John
John

Reputation: 123

C++- Adding or subtracting '0' from a value

I was looking at the code below and I got the logic but I cannot seem to understand what is the use of '0'.

class Solution
{
public:
    string addBinary(string a, string b)
    {
        string s = "";

        int c = 0, i = a.size() - 1, j = b.size() - 1;
        while(i >= 0 || j >= 0 || c == 1)
        {
            c += i >= 0 ? a[i --] - '0' : 0;
            c += j >= 0 ? b[j --] - '0': 0;
            s = char(c % 2 + '0') + s;
            c /= 2;
        }

        return s;
    }
};

Upvotes: 8

Views: 2181

Answers (4)

asam
asam

Reputation: 347

In ASCII code character 0, represented as '0' in C (and many other languages) has the value 48. Also in ASCII the other 9 numerals are contiguous: '0', '1', etc. A string is composed of characters.

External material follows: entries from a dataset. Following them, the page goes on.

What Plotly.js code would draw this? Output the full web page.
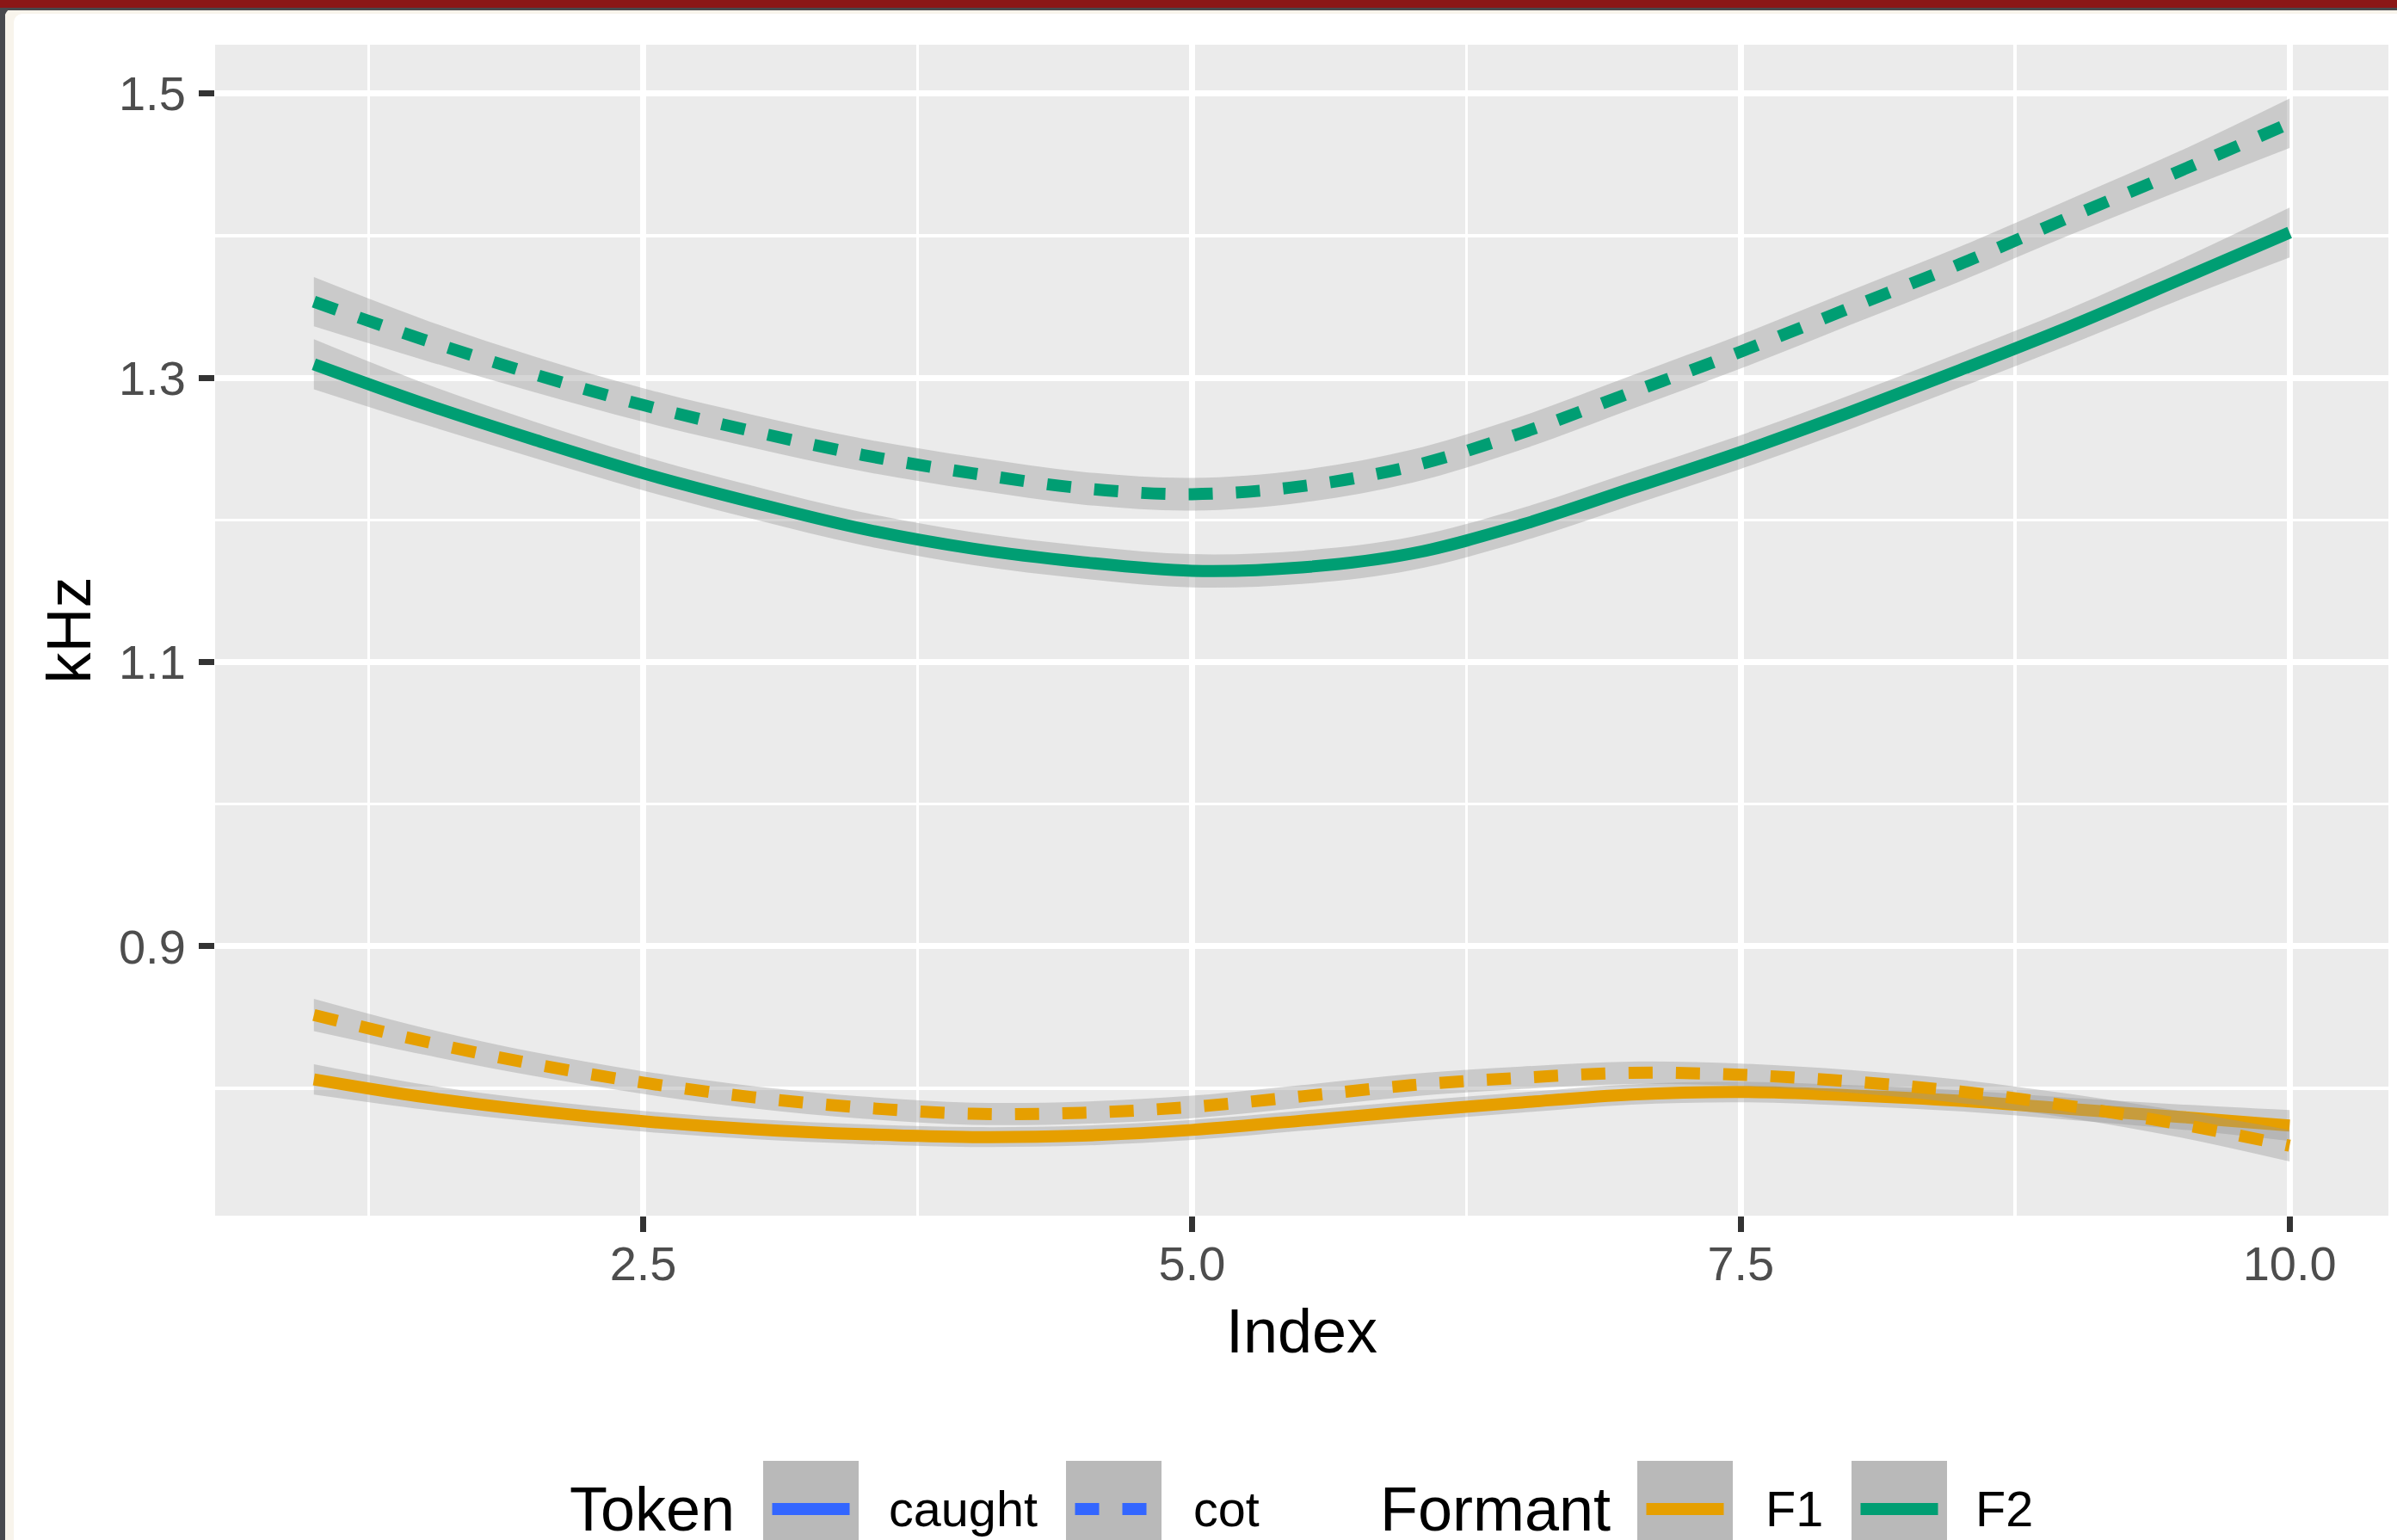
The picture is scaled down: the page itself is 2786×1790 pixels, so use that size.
<!DOCTYPE html>
<html>
<head>
<meta charset="utf-8">
<script src="https://cdn.plot.ly/plotly-3.0.1.min.js"></script>
<style>
html,body{margin:0;padding:0;background:#ffffff;overflow:hidden;width:2786px;height:1790px}
#chart{position:absolute;left:0;top:0;width:2786px;height:1790px}
.fr{position:absolute;pointer-events:none}
</style>
</head>
<body>
<div id="chart"></div>
<div class="fr" style="left:0;top:9px;width:16px;height:16px;background:#48494E;z-index:9"></div>
<div class="fr" style="left:16px;top:16px;width:2790px;height:1800px;border-top-left-radius:10px;box-shadow:0 0 0 12px #F8F4EC;z-index:10"></div>
<div class="fr" style="left:0;top:0;width:2786px;height:9px;background:#8B1717;z-index:12"></div>
<div class="fr" style="left:0;top:9px;width:2786px;height:3px;background:#48494E;z-index:11"></div>
<div class="fr" style="left:0;top:9px;width:6px;height:1781px;background:#48494E;z-index:11"></div>
<script>
// ---- data ----
const indexX = [1, 1.5, 2, 2.5, 3, 3.5, 4, 4.5, 5, 5.5, 6, 6.5, 7, 7.5, 8, 8.5, 9, 9.5, 10];

const f1Caught   = [0.8064, 0.7940, 0.7844, 0.7769, 0.7714, 0.7678, 0.7658, 0.7668, 0.7708, 0.7773, 0.7840, 0.7901, 0.7957, 0.7975, 0.7951, 0.7913, 0.7856, 0.7800, 0.7739];
const f1CaughtSe = [0.0107, 0.0088, 0.0078, 0.0073, 0.0071, 0.0070, 0.0070, 0.0070, 0.0071, 0.0071, 0.0071, 0.0071, 0.0071, 0.0072, 0.0072, 0.0074, 0.0078, 0.0088, 0.0109];

const f1Cot      = [0.8517, 0.8332, 0.8172, 0.8041, 0.7938, 0.7865, 0.7822, 0.7829, 0.7870, 0.7944, 0.8023, 0.8075, 0.8110, 0.8096, 0.8049, 0.7979, 0.7876, 0.7749, 0.7597];
const f1CotSe    = [0.0113, 0.0094, 0.0084, 0.0080, 0.0078, 0.0078, 0.0078, 0.0078, 0.0079, 0.0079, 0.0079, 0.0079, 0.0079, 0.0079, 0.0080, 0.0082, 0.0085, 0.0093, 0.0111];

const f2Caught   = [1.3095, 1.2818, 1.2566, 1.2328, 1.2123, 1.1937, 1.1798, 1.1703, 1.1642, 1.1666, 1.1763, 1.1965, 1.2220, 1.2478, 1.2759, 1.3055, 1.3361, 1.3690, 1.4022];
const f2CaughtSe = [0.0176, 0.0145, 0.0128, 0.0120, 0.0117, 0.0116, 0.0116, 0.0116, 0.0117, 0.0117, 0.0117, 0.0117, 0.0118, 0.0119, 0.0121, 0.0123, 0.0127, 0.0141, 0.0175];

const f2Cot      = [1.3535, 1.3268, 1.3026, 1.2808, 1.2623, 1.2457, 1.2328, 1.2223, 1.2181, 1.2237, 1.2377, 1.2611, 1.2896, 1.3184, 1.3493, 1.3801, 1.4131, 1.4455, 1.4791];
const f2CotSe    = [0.0173, 0.0143, 0.0126, 0.0118, 0.0116, 0.0115, 0.0115, 0.0115, 0.0115, 0.0115, 0.0116, 0.0117, 0.0118, 0.0119, 0.0120, 0.0122, 0.0126, 0.0140, 0.0174];

const tokenLevels   = ['caught', 'cot'];
const formantLevels = ['F1', 'F2'];
const xTickVals = [2.5, 5.0, 7.5, 10.0];
const xTickText = ['2.5', '5.0', '7.5', '10.0'];
const xMinorVals = [1.25, 3.75, 6.25, 8.75];
const yTickVals = [0.9, 1.1, 1.3, 1.5];
const yTickText = ['0.9', '1.1', '1.3', '1.5'];
const yMinorVals = [0.8, 1.0, 1.2, 1.4];

// ---- styles ----
const formantColor = {F1: '#E69F00', F2: '#009E73'};
const tokenDash = {caught: 'solid', cot: '28px,27px'};
const ribbonFill = 'rgba(153,153,153,0.4)';
const LW = 14;
const FONT = 'Liberation Sans, Arial, sans-serif';

const groups = [
  {formant: 'F1', token: 'caught', y: f1Caught, se: f1CaughtSe},
  {formant: 'F1', token: 'cot',    y: f1Cot,    se: f1CotSe},
  {formant: 'F2', token: 'caught', y: f2Caught, se: f2CaughtSe},
  {formant: 'F2', token: 'cot',    y: f2Cot,    se: f2CotSe}
];

const traces = [];
groups.forEach(g => {
  const lo = g.y.map((v, i) => v - g.se[i]);
  const hi = g.y.map((v, i) => v + g.se[i]);
  traces.push({x: indexX, y: lo, type: 'scatter', mode: 'lines',
    line: {width: 0, shape: 'spline', smoothing: 1}, hoverinfo: 'skip', showlegend: false});
  traces.push({x: indexX, y: hi, type: 'scatter', mode: 'lines', fill: 'tonexty', fillcolor: ribbonFill,
    line: {width: 0, shape: 'spline', smoothing: 1}, hoverinfo: 'skip', showlegend: false});
  traces.push({x: indexX, y: g.y, type: 'scatter', mode: 'lines',
    name: g.formant + ' ' + g.token,
    line: {color: formantColor[g.formant], width: LW, dash: tokenDash[g.token], shape: 'spline', smoothing: 1},
    showlegend: false});
});

// ---- layout geometry (pixels of the 2786x1790 canvas) ----
const W = 2786, H = 1790;
const PL = 250, PR = 2776, PT = 52, PB = 1413;
const px = X => (X - PL) / (PR - PL);
const py = Y => (PB - Y) / (PB - PT);

const shapes = [];
const annotations = [];
const keyTop = 1698, keyBot = 1810, keyMid = 1754, keyW = 111;
const txt = (text, X, size, boxH) => annotations.push({
  text: text, xref: 'paper', yref: 'paper', x: px(X), y: py(keyMid),
  xanchor: 'left', yanchor: 'middle', valign: 'middle', showarrow: false,
  height: boxH,
  font: {size: size, color: '#000000', family: FONT}
});
const key = (X, color, dash) => {
  shapes.push({type: 'rect', xref: 'paper', yref: 'paper', x0: px(X), x1: px(X + keyW),
    y0: py(keyBot), y1: py(keyTop), fillcolor: '#B9B9B9', line: {width: 0}, layer: 'above'});
  shapes.push({type: 'line', xref: 'paper', yref: 'paper', x0: px(X + 10.5), x1: px(X + keyW - 10.5),
    y0: py(keyMid), y1: py(keyMid), line: {color: color, width: LW, dash: dash}, layer: 'above'});
};
txt('Token', 660, 72, 66);
key(887, '#3366FF', tokenDash[tokenLevels[0]]);
txt(tokenLevels[0], 1031, 57.6, 66);
key(1239, '#3366FF', tokenDash[tokenLevels[1]]);
txt(tokenLevels[1], 1385, 57.6, 66);
txt('Formant', 1602, 72, 66);
key(1903, formantColor[formantLevels[0]], 'solid');
txt(formantLevels[0], 2050, 57.6, 66);
key(2152, formantColor[formantLevels[1]], 'solid');
txt(formantLevels[1], 2294, 57.6, 66);

const axisCommon = {
  tickmode: 'array', ticks: 'outside', ticklen: 18, tickwidth: 7, tickcolor: '#333333',
  tickfont: {size: 56, color: '#4D4D4D', family: FONT},
  showgrid: true, gridcolor: '#FFFFFF', gridwidth: 7, zeroline: false, showline: false,
  automargin: false, fixedrange: true
};

const layout = {
  width: W, height: H,
  margin: {l: PL, r: W - PR, t: PT, b: H - PB, pad: 0},
  paper_bgcolor: '#FFFFFF', plot_bgcolor: '#EBEBEB',
  showlegend: false,
  font: {family: FONT},
  xaxis: Object.assign({}, axisCommon, {
    range: [0.55, 10.45], tickvals: xTickVals, ticktext: xTickText, ticklabelstandoff: -11,
    minor: {tickmode: 'array', tickvals: xMinorVals, showgrid: true, gridcolor: '#FFFFFF', gridwidth: 3.5, ticks: ''},
    title: {text: 'Index', font: {size: 72, color: '#000000'}, standoff: 22}
  }),
  yaxis: Object.assign({}, axisCommon, {
    range: [0.7105, 1.5343], tickvals: yTickVals, ticktext: yTickText, ticklabelstandoff: 4,
    minor: {tickmode: 'array', tickvals: yMinorVals, showgrid: true, gridcolor: '#FFFFFF', gridwidth: 3.5, ticks: ''},
    title: {text: 'kHz', font: {size: 72, color: '#000000'}, standoff: 8}
  }),
  shapes: shapes,
  annotations: annotations
};

Plotly.newPlot('chart', traces, layout, {staticPlot: true, displayModeBar: false});
</script>
</body>
</html>
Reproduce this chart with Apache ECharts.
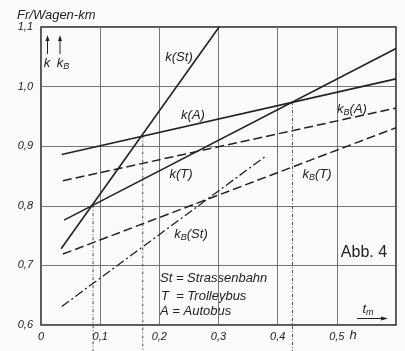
<!DOCTYPE html>
<html><head><meta charset="utf-8">
<script src="https://cdn.jsdelivr.net/npm/echarts@6/dist/echarts.min.js"></script>
<style>html,body{margin:0;padding:0;background:#fbfbfa}#c{width:405px;height:351px}</style>
</head><body><div id="c"></div>
<script>
// Data (x = t_m in h, y = Fr/Wagen-km)
const xTicks = [0, 0.1, 0.2, 0.3, 0.4, 0.5];
const yTicks = [0.6, 0.7, 0.8, 0.9, 1.0, 1.1];
const kSt  = [[0.034, 0.728], [0.301, 1.100]];
const kA   = [[0.035, 0.886], [0.600, 1.013]];
const kT   = [[0.039, 0.776], [0.600, 1.064]];
const kBA  = [[0.037, 0.842], [0.600, 0.964]];
const kBT  = [[0.037, 0.719], [0.600, 0.931]];
const kBSt = [[0.035, 0.631], [0.378, 0.882]];
const drop1 = [[0.088, 0.801], [0.088, 0.555]];
const drop2 = [[0.172, 0.918], [0.172, 0.555]];
const drop3 = [[0.425, 0.974], [0.425, 0.555]];

const INK = '#222';
const FONT = 'Liberation Sans';
const chart = echarts.init(document.getElementById('c'), null, {renderer: 'canvas'});
const fmt = v => (Math.abs(v) < 1e-9 ? '0' : v.toFixed(1).replace('.', ','));
function line(data, type, w, clip) {
  return {type: 'line', data: data, symbol: 'none', silent: true, clip: clip !== false,
    lineStyle: {color: INK, width: w, type: type}, z: 3};
}
function txt(x, y, rich, extra) {
  return {type: 'text', x: x, y: y, style: Object.assign({
    rich: {
      a: {fontFamily: FONT, fontStyle: 'italic', fontSize: 13, lineHeight: 15, fill: INK},
      b: {fontFamily: FONT, fontStyle: 'italic', fontSize: 9, verticalAlign: 'bottom', fill: INK}
    }, text: rich, fill: INK, align: 'center', verticalAlign: 'middle'}, extra || {})};
}
chart.setOption({
  backgroundColor: '#fbfbfa',
  animation: false,
  grid: {left: 41, top: 27, width: 355, height: 298, show: true, borderColor: INK, borderWidth: 1.5},
  xAxis: {type: 'value', min: 0, max: 0.6, interval: 0.1,
    axisLine: {show: false}, axisTick: {show: false},
    splitLine: {lineStyle: {color: '#666', width: 0.9}},
    axisLabel: {margin: 6, color: INK, fontFamily: FONT, fontStyle: 'italic', fontSize: 11,
      formatter: v => (xTicks.some(t => Math.abs(t - v) < 1e-6) ? fmt(v) : '')}},
  yAxis: {type: 'value', min: 0.6, max: 1.1, interval: 0.1,
    axisLine: {show: false}, axisTick: {show: false},
    splitLine: {lineStyle: {color: '#666', width: 0.9}},
    axisLabel: {margin: 8, color: INK, fontFamily: FONT, fontStyle: 'italic', fontSize: 11,
      formatter: v => (yTicks.some(t => Math.abs(t - v) < 1e-6) ? fmt(v) : '')}},
  series: [
    line(kSt, 'solid', 1.6), line(kA, 'solid', 1.6), line(kT, 'solid', 1.6),
    line(kBA, [9, 4], 1.5), line(kBT, [9, 4], 1.5), line(kBSt, [9, 3, 2, 3], 1.3),
    line(drop1, [3, 2, 1, 2], 0.8, false), line(drop2, [3, 2, 1, 2], 0.8, false),
    line(drop3, [3, 2, 1, 2], 0.8, false)
  ],
  graphic: [
    txt(17, 15, '{a|Fr/Wagen-km}', {align: 'left'}),
    // arrows k, kB
    {type: 'line', shape: {x1: 47.5, y1: 39, x2: 47.5, y2: 54}, style: {stroke: INK, lineWidth: 1}},
    {type: 'polygon', shape: {points: [[47.5, 35], [45.5, 41], [49.5, 41]]}, style: {fill: INK}},
    {type: 'line', shape: {x1: 60, y1: 39, x2: 60, y2: 54}, style: {stroke: INK, lineWidth: 1}},
    {type: 'polygon', shape: {points: [[60, 35], [58, 41], [62, 41]]}, style: {fill: INK}},
    txt(47, 63, '{a|k}'),
    txt(63, 63, '{a|k}{b|B}'),
    // curve labels
    txt(179, 57, '{a|k(St)}'),
    txt(193, 115, '{a|k(A)}'),
    txt(352, 109, '{a|k}{b|B}{a|(A)}'),
    txt(181, 174, '{a|k(T)}'),
    txt(317, 174, '{a|k}{b|B}{a|(T)}'),
    txt(191, 234, '{a|k}{b|B}{a|(St)}'),
    // legend
    txt(160, 278, '{a|St = Strassenbahn}', {align: 'left'}),
    txt(161, 296, '{a|T  = Trolleybus}', {align: 'left'}),
    txt(160, 311, '{a|A = Autobus}', {align: 'left'}),
    // Abb. 4
    {type: 'text', x: 364, y: 253, style: {text: 'Abb. 4', fontFamily: FONT, fontSize: 16, fill: INK, align: 'center', verticalAlign: 'middle'}},
    // t_m arrow
    txt(368, 309, '{a|t}{b|m}'),
    {type: 'line', shape: {x1: 357, y1: 318.5, x2: 383, y2: 318.5}, style: {stroke: INK, lineWidth: 1}},
    {type: 'polygon', shape: {points: [[388, 318.5], [381, 316.5], [381, 320.5]]}, style: {fill: INK}},
    // h unit
    txt(353, 335, '{a|h}')
  ]
});
</script></body></html>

So if you subtract '0' to another numeral you get its numeric value.

Upvotes: 1

lsalamon
lsalamon

Reputation: 8174

The value '0' represent offset of ascii table for numeric character representation. To compare two values when one is ascii and another is binary you need to convert to same base representation.

Upvotes: 1

Kerrek SB
Kerrek SB

Reputation: 477000

C++ requires ([lex.charset]/3) that, in the basic character set, the numerals '0', '1', '2', ..., '9' are encoded as contiguous values. That means that given a numeral character c, you can compute its integral value as the expression c - '0'.

Upvotes: 4

Pete Becker
Pete Becker

Reputation: 76245

The C and C++ standards require that the characters '0'..'9' be contiguous and increasing. So to convert one of those characters to the digit that it represents you subtract '0' and to convert a digit to the character that represents it you add '0'.